My Favourite Movies: Them!
Deep in the New Mexico desert a State Patrol plane is circling checking out a report of a lost little girl wandering in the scrub. When the police find her she is practically catatonic with shock. Tracing her back to the trailer she wandered away from the police find a scene of total devastation. So begins an investigation that gets stranger by the hour. That evening a local store owner is found dead, crushed and with enough formic acid inside him to kill 20 men. At a loss the local police send for the FBI who are equally baffled. When Washington gets involved they send two of their scientists to investigate. It’s not long before they produce an amazing theory. Just nine years before the US had exploded the first atomic bomb not far from the site of the grisly events under investigation. In that time local ants had, the believed, mutated into giant monsters. But it’s only when they’re attacked in the desert by a wandering scout that theory becomes terrifying reality. When the nest is located and destroyed with cyanide gas they discover to their horror that two queens had already escaped to make new nests somewhere in the vast empty spaces of the USA. Left undiscovered they could produce millions of the giant killers and threaten the existence of mankind itself.

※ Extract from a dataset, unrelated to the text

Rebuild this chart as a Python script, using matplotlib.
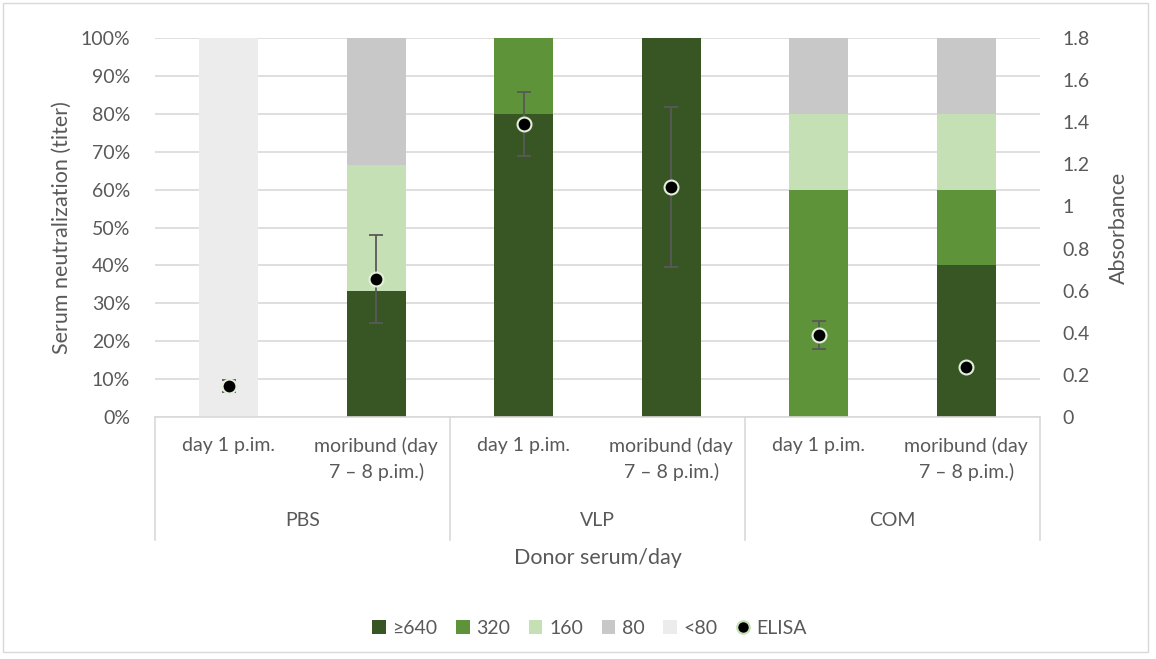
import numpy as np
import matplotlib.pyplot as plt
from matplotlib.lines import Line2D
from matplotlib.patches import Rectangle

plt.rcParams['font.family'] = ['Lato', 'DejaVu Sans']

groups = ["PBS", "VLP", "COM"]
days = ["day 1 p.im.", "moribund (day\n7 – 8 p.im.)"] * 3
titers = ["≥640", "320", "160", "80", "<80"]
colors = ["#375623", "#5e9339", "#c5e0b4", "#c8c8c8", "#ececec"]
# percent of sera per titer, one list per titer, one value per bar
pct = {
    "≥640": [0, 33.3, 80, 100, 0, 40],
    "320":  [0, 0, 20, 0, 60, 20],
    "160":  [0, 33.3, 0, 0, 20, 20],
    "80":   [0, 33.4, 0, 0, 20, 20],
    "<80":  [100, 0, 0, 0, 0, 0],
}
elisa = [0.147, 0.655, 1.392, 1.092, 0.389, 0.237]
elisa_err = [0.03, 0.21, 0.152, 0.38, 0.067, 0.0]

grey = "#595959"
fig = plt.figure(figsize=(11.56, 6.59), dpi=100)
ax = fig.add_axes([0.1341, 0.3672, 0.8997 - 0.1341, 0.9423 - 0.3672])
x = np.arange(len(days))
bottom = np.zeros(len(days))
for t, c in zip(titers, colors):
    v = np.array(pct[t])
    ax.bar(x, v, 0.4, bottom=bottom, color=c, label=t, zorder=2)
    bottom += v

ax.set_xlim(-0.5, 5.5)
ax.set_ylim(0, 100)
ax.set_yticks(np.arange(0, 101, 10))
ax.set_yticklabels([f"{v}%" for v in range(0, 101, 10)])
ax.grid(axis="y", color="#d9d9d9", linewidth=1.2, zorder=0)
ax.set_xticks([])
for s in ax.spines.values():
    s.set_visible(False)
ax.tick_params(axis="y", length=0, labelsize=14, labelcolor=grey, pad=18)
ax.set_ylabel("Serum neutralization (titer)", fontsize=15.5, color=grey, labelpad=6)

ax2 = ax.twinx()
ax2.set_ylim(0, 1.8)
ax2.set_yticks(np.arange(0, 1.81, 0.2))
ax2.set_yticklabels(["0", "0.2", "0.4", "0.6", "0.8", "1", "1.2", "1.4", "1.6", "1.8"])
ax2.errorbar(x, elisa, yerr=elisa_err, fmt="none", ecolor=grey, elinewidth=1.3,
             capsize=5, capthick=1.3, zorder=3)
ax2.plot(x, elisa, "o", color="black", markeredgecolor="#e2efda", markeredgewidth=1.5,
         markersize=10, zorder=4, label="ELISA")
for s in ax2.spines.values():
    s.set_visible(False)
ax2.tick_params(axis="y", length=0, labelsize=14, labelcolor=grey, pad=16)
ax2.set_ylabel("Absorbance", fontsize=15.5, color=grey, labelpad=14)

# category axis with two levels
tr = ax.get_xaxis_transform()
line_kw = dict(color="#d9d9d9", linewidth=1.2, transform=tr, clip_on=False)
ax.plot([-0.5, 5.5], [0, 0], **line_kw)
for b in [-0.5, 1.5, 3.5, 5.5]:
    ax.plot([b, b], [0, -0.325], **line_kw)
for i, d in enumerate(days):
    ax.text(i, -0.052, d, transform=tr, ha="center", va="top", fontsize=14,
            color=grey, linespacing=1.55)
for g, gname in enumerate(groups):
    ax.text(2 * g + 0.5, -0.272, gname, transform=tr, ha="center", va="center",
            fontsize=14, color=grey)
ax.text(0.5, -0.373, "Donor serum/day", transform=ax.transAxes, ha="center",
        va="center", fontsize=15.5, color=grey)

handles, labels = ax.get_legend_handles_labels()
handles.append(Line2D([], [], marker="o", linestyle="none", color="black",
                      markeredgecolor="#c5e0b4", markeredgewidth=1.5, markersize=9))
labels.append("ELISA")
leg = fig.legend(handles, labels, loc="center", bbox_to_anchor=(0.51, 0.047),
                 ncol=6, frameon=False, fontsize=14, handlelength=0.7,
                 handleheight=0.7, handletextpad=0.35, columnspacing=0.95)
for t in leg.get_texts():
    t.set_color(grey)

fig.patches.append(Rectangle((0.003, 0.011), 0.99, 0.985, transform=fig.transFigure,
                             fill=False, edgecolor="#d9d9d9", linewidth=1))

fig.savefig("out.png", dpi=100)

I’m not sure how old I was when I first saw this 1954 classic. I do know that I found parts of it deeply disturbing. The noise the giant ants make can still give me Goosebumps and several scenes can still creep me out. Early on one of the police officers investigates a noise in the night and goes to investigate. Cunningly we don’t see anything – he’s off camera at the time – we just hear ant-noise, gun fire and then screaming. It must have terrified audiences 50 years ago. But my all time favourite scene has to be the hatching of the nest on board a steam freighter at sea. Intercut with the teletype message from a US Navy destroyer heading for the location we see the crew desperately fighting the newly hatched monsters with whatever weapons come to hand whilst the radio operator, already severely wounded, calls for help by Morse code. It’s a gripping image.
OK, the acting was a bit wooden at times and the dialogue sucked in places but, despite inadequate SFX this movie works. It does work better before the ants are actually seen but that’s common to all Horror/SF films up to and including Alien. What makes this film one of my all time favourites is the suspense, the drama, the plotting and the pace of this movie. It also has a very good atmospheric score. For all its dated qualities this is still a great SF B-movie. If you love SF you really need to have seen it at least once.
5 comments:
How bizarre! This was one of the movies that stuck in my head from childhood. I must have been traumatized. I don't remember how young I was when I first saw it, but I'd estimate age 7 or 8. The giant ants terrified me and I could see myself in the little girl and thought I'd probably react the same way. This ran on the Saturday afternoon "Monster Movie Matinee" program where I grew up. Between that and Twilight Zone and Outer Limits, I was a sci-fi junkie from a very early age.
Hey, V V... Do you think we were seperated at birth or something? [laughs]
I only *really* got into SF (well, the books anyway) from my early Teens - though I liked things like Star Trek & Dr Who before that. I'm definitely an SF junkie though!
Dr. Who was great! Tom Baker is my favorite Doctor. I used to watch it on our public t.v. station. I've tried to watch the newer version, but I'm a fan of those awful sets and special effects of the older series. They were so bad they were good.
Tom Baker *was* Dr Who in my mind. Always will be. I have been *seriously* underwhelmed by the new version.
Thanks for leaving that link for us. As you already know, I'm not into sci-fi, so I never saw this.